A:  I would say the growth of Aric as a character. Seeing him go from the fight-first, ask questions later Visigoth that he was in issue one, to the hero he is today. Violence isn’t always his first response anymore–he has grown and changed to coincide with what our modern day ethic is, as opposed to the world when he grew up. I’ve enjoyed seeing that long evolution develop over fifty issues.

 

Q:  What more can you tell our Multiverse readers about those aliens who snatched Aric in 5th century Europe? Who are they?

A:  They’re called the Vine, and they are a species of alien that goes from planet to planet and leaves behind offspring that mimic the appearance of the apex indigenous species: in our case it’s humanity. They would never have returned to Earth if Aric hadn’t escaped with the sacred suit of sentient armor, the X-O Manowar armor. That led the Vine to come back to Earth and try to take the armor back from him. They continue to grow and develop just as Aric has, though. Some of the Vine now befriend Aric while others want to kill him. Just like any other society, they’re multifaceted.

 

Q:  If you, in real life, could have any one of Aric’s powers for one full day, which would you choose?  And what would you do with said power? 

A:  Flight. I’m an avid bird watcher. I have nest boxes and feeders on my property. Ever since I was a kid, I’ve always been fascinated with birds and flight. So that would definitely be the one that I would pick.

 

Q:  If you could say anything to your younger self during the time of X-O MANOWAR #1, what would you say?

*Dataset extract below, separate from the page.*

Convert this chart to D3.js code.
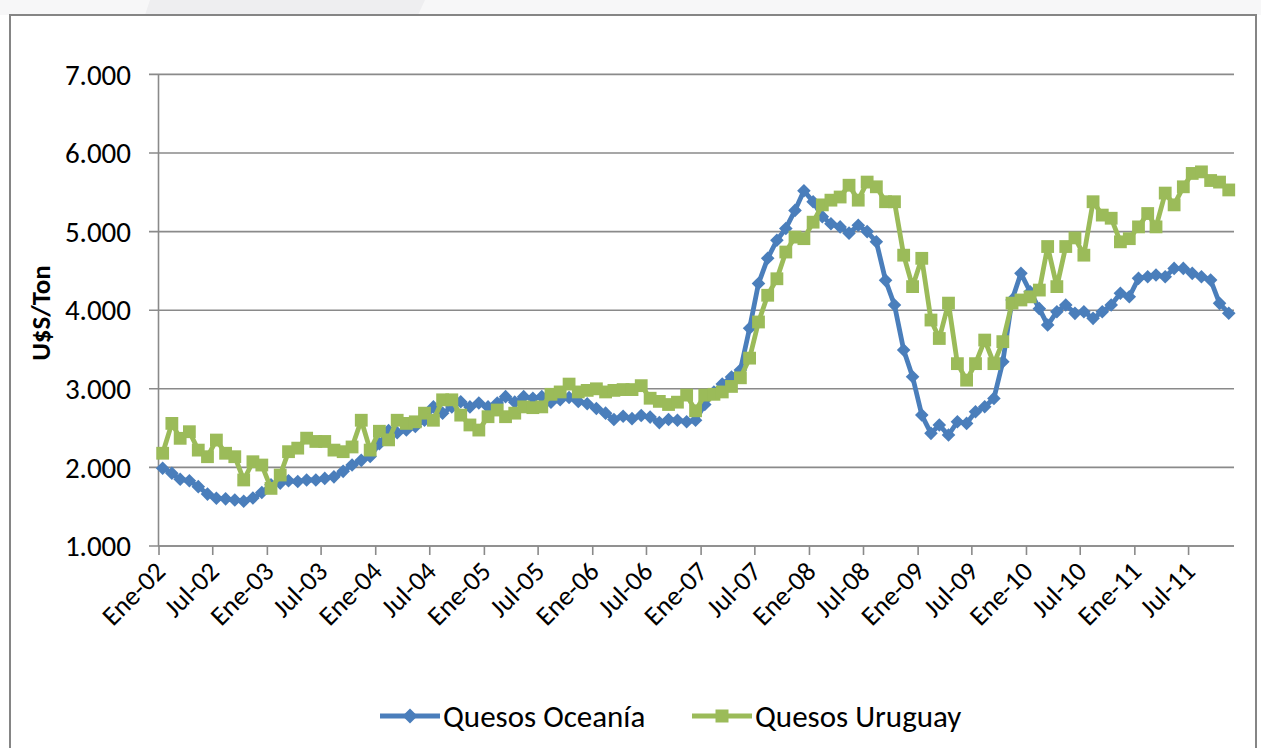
<!DOCTYPE html>
<html><head><meta charset="utf-8">
<script src="https://cdn.jsdelivr.net/npm/d3@7/dist/d3.min.js"></script>
<style>body{margin:0;background:#fff;} svg{display:block;}</style>
</head><body>
<svg id="c" width="1261" height="748"></svg>
<script>
// Monthly data, Jan-2002 .. Nov-2011 (U$S/Ton)
const startYear = 2002;
const seriesNames = ["Quesos Oceanía", "Quesos Uruguay"];
const oceania = [
  1990,1925,1850,1830,1755,1660,1607,1600,1585,1570,1610,1680,
  1780,1800,1830,1820,1840,1840,1860,1880,1950,2030,2090,2140,
  2300,2470,2440,2475,2520,2600,2770,2690,2770,2835,2770,2820,
  2770,2820,2900,2830,2900,2880,2900,2830,2860,2890,2840,2810,
  2750,2690,2610,2650,2620,2660,2640,2570,2610,2600,2580,2600,
  2800,2960,3060,3150,3240,3770,4340,4660,4890,5040,5270,5520,
  5380,5190,5100,5060,4980,5080,5000,4870,4380,4066,3494,3154,
  2666,2433,2539,2412,2581,2560,2708,2772,2878,3344,4129,4469,
  4235,4020,3811,3981,4066,3960,3980,3896,3981,4066,4215,4171,
  4405,4426,4447,4426,4532,4532,4469,4426,4384,4087,3962
];
const uruguay = [
  2180,2560,2370,2454,2220,2136,2348,2180,2136,1840,2072,2030,
  1733,1903,2200,2245,2372,2330,2330,2220,2200,2260,2600,2220,
  2460,2350,2600,2560,2580,2690,2600,2860,2860,2665,2540,2475,
  2645,2730,2645,2690,2770,2760,2770,2930,2960,3060,2960,2980,
  3000,2960,2980,2990,2990,3040,2880,2840,2800,2830,2920,2720,
  2920,2930,2960,3030,3140,3390,3850,4190,4400,4740,4930,4910,
  5120,5340,5400,5440,5590,5400,5630,5570,5380,5380,4700,4300,
  4660,3875,3640,4090,3320,3110,3320,3620,3320,3600,4090,4130,
  4170,4256,4810,4300,4810,4920,4700,5380,5210,5170,4870,4910,
  5060,5230,5060,5490,5340,5570,5740,5760,5650,5630,5530
];
const tickLabels = ["Ene-02","Jul-02","Ene-03","Jul-03","Ene-04","Jul-04","Ene-05","Jul-05",
  "Ene-06","Jul-06","Ene-07","Jul-07","Ene-08","Jul-08","Ene-09","Jul-09","Ene-10","Jul-10",
  "Ene-11","Jul-11"];
const yTicks = [1000,2000,3000,4000,5000,6000,7000];
const yTitle = "U$S/Ton";
const colors = ["#4a7ebb", "#9bbb59"];

const FONT = "Carlito, Calibri, 'Open Sans', sans-serif";
const svg = d3.select("#c");

// background / slide decoration
svg.append("rect").attr("x",0).attr("y",0).attr("width",1261).attr("height",748).attr("fill","#ffffff");
svg.append("rect").attr("x",0).attr("y",0).attr("width",1261).attr("height",15).attr("fill","#f7f7f8");
svg.append("path").attr("d","M150,0 L425,0 L418,15 L145,15 Z").attr("fill","#eeeef0");
// frame
svg.append("rect").attr("x",10).attr("y",15).attr("width",1246).attr("height",745)
  .attr("fill","#fff").attr("stroke","#858585").attr("stroke-width",2);

const x = d3.scaleTime()
  .domain([new Date(startYear,0,1), new Date(2011,11,1)])
  .range([158.5, 1233.5]);
const y = d3.scaleLinear().domain([1000,7000]).range([546, 74.4]);

const locale = d3.formatLocale({decimal:",", thousands:".", grouping:[3], currency:["",""]});
const fmt = locale.format(",.0f");

// gridlines
svg.append("g").selectAll("line").data(yTicks).join("line")
  .attr("x1",149).attr("x2",1234)
  .attr("y1",d=>y(d)).attr("y2",d=>y(d))
  .attr("stroke","#8a8a8a").attr("stroke-width",1.6);

// y axis labels
svg.append("g").selectAll("text").data(yTicks).join("text")
  .attr("x",131).attr("y",d=>y(d)).attr("dy","0.35em")
  .attr("text-anchor","end").attr("font-family",FONT).attr("font-size",29)
  .attr("fill","#000").text(d=>fmt(d));

// y axis line
svg.append("line").attr("x1",158.5).attr("x2",158.5).attr("y1",y(7000)).attr("y2",y(1000))
  .attr("stroke","#8a8a8a").attr("stroke-width",1.6);

// x axis
const tickDates = tickLabels.map((t,k)=>new Date(startYear, 6*k, 1));
const xAxis = d3.axisBottom(x).tickValues(tickDates).tickSize(9).tickSizeOuter(0)
  .tickFormat((d,i)=>tickLabels[i]);
const gx = svg.append("g").attr("transform","translate(0,546)").call(xAxis);
gx.select(".domain").attr("stroke","#8a8a8a").attr("stroke-width",1.6).attr("d","M158.5,0H1234");
gx.selectAll(".tick line").attr("stroke","#8a8a8a").attr("stroke-width",1.6);
gx.selectAll(".tick text")
  .attr("font-family",FONT).attr("font-size",27).attr("fill","#000")
  .attr("text-anchor","end").attr("y",0).attr("dy",0)
  .attr("transform","translate(8,27) rotate(-45)");

// y title
svg.append("text").attr("transform","translate(50,313) rotate(-90)")
  .attr("text-anchor","middle").attr("font-family",FONT).attr("font-weight","bold")
  .attr("font-size",27).attr("fill","#000").text(yTitle);

const dates = oceania.map((d,i)=>new Date(startYear, i, 15));
const line = d3.line().x(d=>x(d[0])).y(d=>y(d[1]));

function diamond(r){ return `M0,${-r}L${r},0L0,${r}L${-r},0Z`; }
function square(r){ return `M${-r},${-r}H${r}V${r}H${-r}Z`; }

const series = [
  {name:seriesNames[0], values:oceania, color:colors[0], marker:diamond(6.8)},
  {name:seriesNames[1], values:uruguay, color:colors[1], marker:square(6.4)}
];

series.forEach(s=>{
  const pts = s.values.map((v,i)=>[dates[i], v]);
  const g = svg.append("g");
  g.append("path").attr("d", line(pts)).attr("fill","none")
    .attr("stroke", s.color).attr("stroke-width",4.8).attr("stroke-linejoin","round");
  g.selectAll("path.m").data(pts).join("path").attr("class","m")
    .attr("transform",d=>`translate(${x(d[0])},${y(d[1])})`)
    .attr("d", s.marker).attr("fill", s.color);
});

// legend
const legend = [
  {x0:380, name:seriesNames[0], color:colors[0], marker:diamond(7.5), tx:443},
  {x0:692, name:seriesNames[1], color:colors[1], marker:square(6.5), tx:755}
];
legend.forEach(l=>{
  svg.append("line").attr("x1",l.x0).attr("x2",l.x0+60).attr("y1",716).attr("y2",716)
    .attr("stroke",l.color).attr("stroke-width",4.8);
  svg.append("path").attr("transform",`translate(${l.x0+30},716)`).attr("d",l.marker).attr("fill",l.color);
  svg.append("text").attr("x",l.tx).attr("y",716).attr("dy","0.35em")
    .attr("font-family",FONT).attr("font-size",31).attr("fill","#000").text(l.name);
});
</script>
</body></html>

A:  You learn so much as you’re writing. It’s a constant process. There are so many things I’ve learned along the way. I guess if I was to go back and tell myself something, it would be something that Warren Simons, editor-in-chief of Valiant and editor of the majority of my X-O Manowar run, said to me. He told me that characters don’t always have to be rational. He was so right. Characters, just like people, aren’t always rational. A lot of times, it’s more fun if they aren’t rational.

 

Q:  What are your five (5) favorite things about the Valiant Comics universe?

A:  I like the X-O Manowar armor, I like GIN-GR the giant robot, I like Animalia–which is one of the Generation Zero kids that Joshua Dysart co-created in the Harbinger series–I like Gilad the Eternal Warrior, and I like Colonel Capshaw.

 

Q:  What’s one current indie comic that you would really enjoy seeing more of for a good long while, and why?   

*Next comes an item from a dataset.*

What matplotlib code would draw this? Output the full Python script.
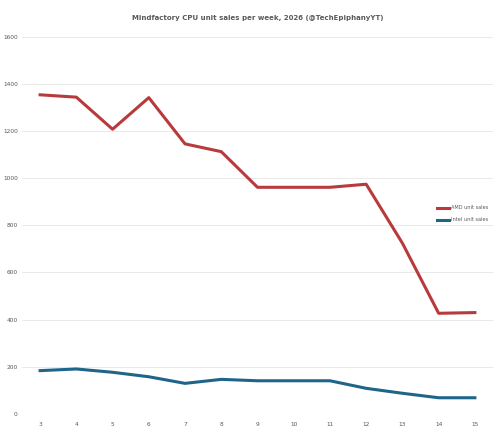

A:  Right now I am enjoying House of Penance, which is a new Dark Horse series by Pete Tomasi and Ian Bertram. It’s unlike anything that I’ve ever seen. It’s a very unique, visual story.

 

Q:  Five dinner guests.  Which five living illustrators (of indie comics or otherwise) would you invite to a dinner party?

A:  Eddie Campbell is my favorite creator in all of comics, so he’s definitely on the invite list. Rafa Sandoval and Raul Allen are two creators I’ve been working with for a while—and I love their work—but I’ve never actually met them, so it’d be great to do that. Then, I know you said “living,” but I’m going to break the rules because I’m a rebel. Charles Schulz and Bill Mauldin.

 

Q:  [Role play] You’re on a ship at sea.  It’s a dark and stormy night.  The captain is nowhere to be found.  What do you do?  

A:  I’m assuming there are other people on the ship besides me [laughs], so I would steer the ship as best as I could and try to make sure we all got back safe. What a boring answer!